— begin —

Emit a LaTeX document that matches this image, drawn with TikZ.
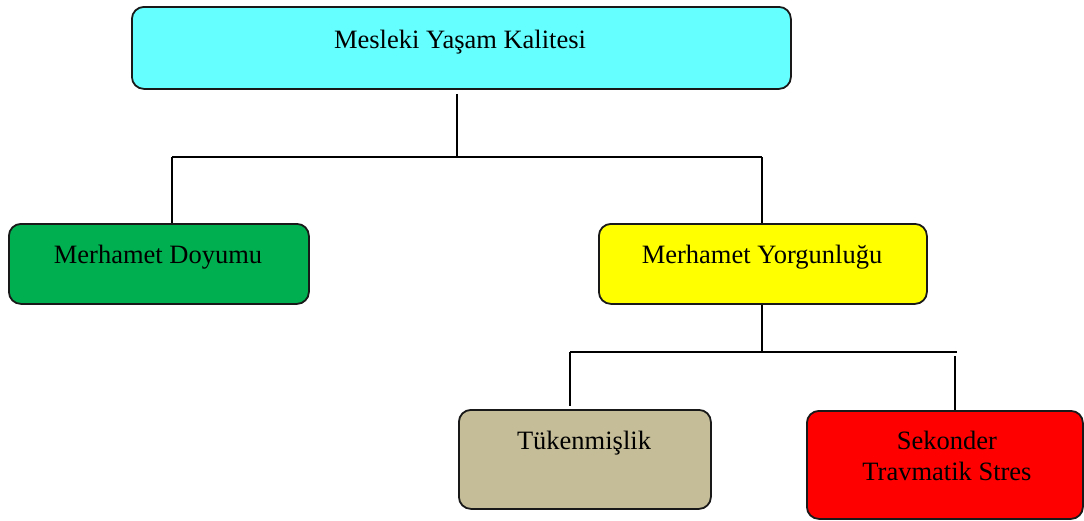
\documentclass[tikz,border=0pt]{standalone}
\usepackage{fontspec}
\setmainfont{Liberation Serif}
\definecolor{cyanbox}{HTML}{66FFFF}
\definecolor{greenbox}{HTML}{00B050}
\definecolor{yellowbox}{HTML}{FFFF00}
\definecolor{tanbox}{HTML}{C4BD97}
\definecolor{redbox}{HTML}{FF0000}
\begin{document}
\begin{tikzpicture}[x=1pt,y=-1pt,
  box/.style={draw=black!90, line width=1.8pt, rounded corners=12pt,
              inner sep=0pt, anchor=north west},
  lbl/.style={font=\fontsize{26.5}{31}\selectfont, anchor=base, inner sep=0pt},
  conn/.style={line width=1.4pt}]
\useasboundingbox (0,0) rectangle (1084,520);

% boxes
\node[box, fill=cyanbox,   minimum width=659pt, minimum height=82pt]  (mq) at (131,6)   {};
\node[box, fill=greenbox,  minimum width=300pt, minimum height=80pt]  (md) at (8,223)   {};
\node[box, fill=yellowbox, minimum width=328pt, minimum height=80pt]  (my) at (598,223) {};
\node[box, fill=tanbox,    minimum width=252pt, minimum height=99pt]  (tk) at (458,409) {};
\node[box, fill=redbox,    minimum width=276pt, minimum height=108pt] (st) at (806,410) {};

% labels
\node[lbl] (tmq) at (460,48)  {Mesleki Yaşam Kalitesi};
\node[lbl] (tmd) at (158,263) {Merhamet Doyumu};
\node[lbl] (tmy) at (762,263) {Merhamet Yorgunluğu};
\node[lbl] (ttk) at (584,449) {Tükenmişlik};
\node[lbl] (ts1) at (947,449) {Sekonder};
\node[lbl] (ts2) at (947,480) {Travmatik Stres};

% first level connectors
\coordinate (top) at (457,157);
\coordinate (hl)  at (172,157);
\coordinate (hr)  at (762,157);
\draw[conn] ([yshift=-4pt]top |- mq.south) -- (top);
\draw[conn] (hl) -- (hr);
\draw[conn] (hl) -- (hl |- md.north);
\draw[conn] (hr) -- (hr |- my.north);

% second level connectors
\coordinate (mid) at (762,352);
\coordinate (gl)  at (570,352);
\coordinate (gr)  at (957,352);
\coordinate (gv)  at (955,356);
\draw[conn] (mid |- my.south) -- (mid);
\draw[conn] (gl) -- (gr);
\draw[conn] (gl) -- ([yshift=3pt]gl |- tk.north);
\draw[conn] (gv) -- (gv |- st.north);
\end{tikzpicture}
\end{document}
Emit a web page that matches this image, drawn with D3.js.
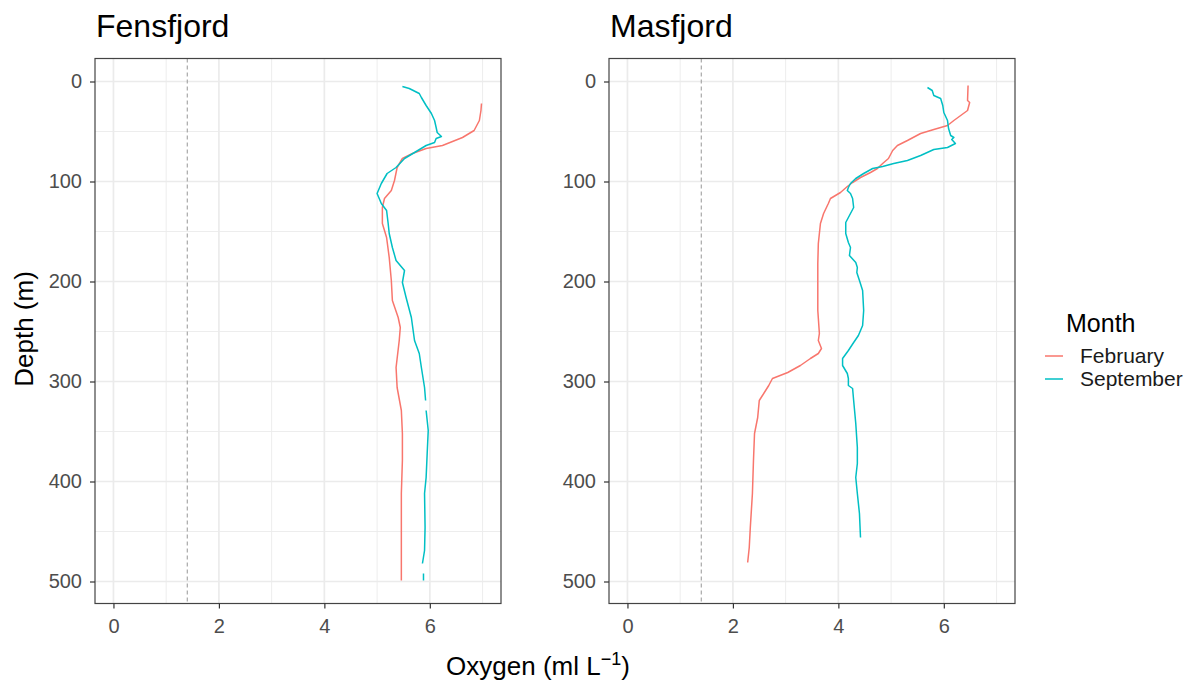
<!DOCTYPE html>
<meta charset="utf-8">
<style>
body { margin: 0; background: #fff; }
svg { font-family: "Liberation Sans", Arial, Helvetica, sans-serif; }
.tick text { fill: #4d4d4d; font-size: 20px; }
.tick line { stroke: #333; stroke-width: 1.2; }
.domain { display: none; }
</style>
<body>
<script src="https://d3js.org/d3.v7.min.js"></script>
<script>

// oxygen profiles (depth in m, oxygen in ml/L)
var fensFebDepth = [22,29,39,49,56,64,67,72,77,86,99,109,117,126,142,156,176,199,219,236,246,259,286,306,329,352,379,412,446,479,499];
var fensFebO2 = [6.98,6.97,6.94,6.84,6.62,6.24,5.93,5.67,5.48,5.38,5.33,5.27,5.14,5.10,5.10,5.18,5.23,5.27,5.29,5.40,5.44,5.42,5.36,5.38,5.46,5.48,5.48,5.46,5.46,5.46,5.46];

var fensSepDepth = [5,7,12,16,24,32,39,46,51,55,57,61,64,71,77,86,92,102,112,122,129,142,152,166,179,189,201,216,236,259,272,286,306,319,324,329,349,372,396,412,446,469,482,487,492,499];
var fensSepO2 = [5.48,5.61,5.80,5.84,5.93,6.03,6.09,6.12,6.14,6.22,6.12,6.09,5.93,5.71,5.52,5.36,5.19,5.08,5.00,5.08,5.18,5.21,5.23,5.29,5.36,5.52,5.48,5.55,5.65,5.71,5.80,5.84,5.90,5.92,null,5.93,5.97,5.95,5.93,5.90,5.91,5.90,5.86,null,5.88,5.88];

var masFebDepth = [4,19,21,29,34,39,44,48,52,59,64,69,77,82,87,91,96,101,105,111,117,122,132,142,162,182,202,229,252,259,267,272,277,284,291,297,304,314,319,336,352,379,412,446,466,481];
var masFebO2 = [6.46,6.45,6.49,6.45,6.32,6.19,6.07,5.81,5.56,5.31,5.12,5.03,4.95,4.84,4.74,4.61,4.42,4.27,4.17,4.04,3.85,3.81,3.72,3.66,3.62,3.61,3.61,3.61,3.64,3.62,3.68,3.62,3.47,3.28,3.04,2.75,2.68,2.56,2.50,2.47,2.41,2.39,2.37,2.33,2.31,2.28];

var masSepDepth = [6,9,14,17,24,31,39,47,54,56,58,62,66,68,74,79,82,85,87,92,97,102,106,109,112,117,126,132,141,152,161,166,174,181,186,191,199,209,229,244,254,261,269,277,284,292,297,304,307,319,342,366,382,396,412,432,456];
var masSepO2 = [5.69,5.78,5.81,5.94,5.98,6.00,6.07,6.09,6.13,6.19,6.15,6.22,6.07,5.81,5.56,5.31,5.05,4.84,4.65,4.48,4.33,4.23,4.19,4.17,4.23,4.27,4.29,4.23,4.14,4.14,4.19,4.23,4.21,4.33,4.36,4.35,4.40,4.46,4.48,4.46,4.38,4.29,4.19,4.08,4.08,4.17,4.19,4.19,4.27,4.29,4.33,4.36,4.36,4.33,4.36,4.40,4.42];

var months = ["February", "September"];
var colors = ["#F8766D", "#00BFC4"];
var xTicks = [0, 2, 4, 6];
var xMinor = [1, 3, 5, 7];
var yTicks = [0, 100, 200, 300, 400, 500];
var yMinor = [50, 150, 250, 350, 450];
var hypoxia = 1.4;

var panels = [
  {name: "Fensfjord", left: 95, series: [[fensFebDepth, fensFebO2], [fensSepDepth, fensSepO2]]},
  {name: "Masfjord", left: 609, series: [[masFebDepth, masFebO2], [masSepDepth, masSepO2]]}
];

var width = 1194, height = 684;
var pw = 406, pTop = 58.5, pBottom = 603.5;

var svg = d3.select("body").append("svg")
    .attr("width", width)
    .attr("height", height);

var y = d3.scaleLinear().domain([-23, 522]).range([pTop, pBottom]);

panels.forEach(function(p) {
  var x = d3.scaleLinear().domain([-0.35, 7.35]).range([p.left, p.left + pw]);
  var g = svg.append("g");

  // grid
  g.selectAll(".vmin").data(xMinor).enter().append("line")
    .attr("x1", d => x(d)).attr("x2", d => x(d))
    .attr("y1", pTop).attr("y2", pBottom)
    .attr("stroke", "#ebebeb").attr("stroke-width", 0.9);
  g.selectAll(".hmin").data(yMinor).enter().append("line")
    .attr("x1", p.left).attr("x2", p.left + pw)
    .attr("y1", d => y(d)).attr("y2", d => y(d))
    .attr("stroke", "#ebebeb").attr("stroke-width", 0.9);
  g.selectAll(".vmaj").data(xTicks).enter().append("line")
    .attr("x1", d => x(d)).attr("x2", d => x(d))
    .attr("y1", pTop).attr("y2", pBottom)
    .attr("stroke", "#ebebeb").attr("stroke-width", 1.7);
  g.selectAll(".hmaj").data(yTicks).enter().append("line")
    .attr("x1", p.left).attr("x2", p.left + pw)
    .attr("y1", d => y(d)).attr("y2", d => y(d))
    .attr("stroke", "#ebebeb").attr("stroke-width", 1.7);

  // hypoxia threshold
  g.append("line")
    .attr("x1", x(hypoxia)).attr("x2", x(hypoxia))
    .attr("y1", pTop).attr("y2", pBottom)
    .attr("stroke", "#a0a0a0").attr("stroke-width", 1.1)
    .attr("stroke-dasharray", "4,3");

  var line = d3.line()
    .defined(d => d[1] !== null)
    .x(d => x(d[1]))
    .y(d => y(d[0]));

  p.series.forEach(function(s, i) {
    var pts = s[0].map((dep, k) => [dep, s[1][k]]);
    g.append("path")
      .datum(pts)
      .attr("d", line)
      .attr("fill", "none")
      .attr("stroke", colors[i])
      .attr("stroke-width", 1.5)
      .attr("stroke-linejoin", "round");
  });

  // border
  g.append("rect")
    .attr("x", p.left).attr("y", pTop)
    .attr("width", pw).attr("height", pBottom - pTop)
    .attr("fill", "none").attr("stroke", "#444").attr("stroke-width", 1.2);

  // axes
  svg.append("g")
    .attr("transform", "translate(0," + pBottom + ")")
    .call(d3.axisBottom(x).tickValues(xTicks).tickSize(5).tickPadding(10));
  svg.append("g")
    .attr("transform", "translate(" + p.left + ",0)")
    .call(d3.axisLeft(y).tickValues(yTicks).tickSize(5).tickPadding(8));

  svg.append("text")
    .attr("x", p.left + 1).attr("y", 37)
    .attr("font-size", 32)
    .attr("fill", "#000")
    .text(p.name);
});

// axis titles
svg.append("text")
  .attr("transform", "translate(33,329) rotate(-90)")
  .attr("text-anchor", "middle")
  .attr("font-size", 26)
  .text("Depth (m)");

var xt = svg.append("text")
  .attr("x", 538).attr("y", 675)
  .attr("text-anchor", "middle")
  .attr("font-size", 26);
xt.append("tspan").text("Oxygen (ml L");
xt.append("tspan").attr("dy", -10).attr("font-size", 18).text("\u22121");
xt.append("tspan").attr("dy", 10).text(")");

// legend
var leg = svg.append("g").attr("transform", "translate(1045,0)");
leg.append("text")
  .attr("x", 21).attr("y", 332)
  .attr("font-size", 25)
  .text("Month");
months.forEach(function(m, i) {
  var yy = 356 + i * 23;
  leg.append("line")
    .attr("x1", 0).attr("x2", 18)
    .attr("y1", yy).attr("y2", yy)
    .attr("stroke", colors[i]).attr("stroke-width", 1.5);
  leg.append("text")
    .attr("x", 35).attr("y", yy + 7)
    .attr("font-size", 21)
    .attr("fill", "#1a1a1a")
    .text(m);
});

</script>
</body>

— end —

JOB
Return all the lines that contain the string "this".

TASK OUTPUT
Emit a LaTeX document that matches this image, drawn with TikZ.
Emit a web page that matches this image, drawn with D3.js.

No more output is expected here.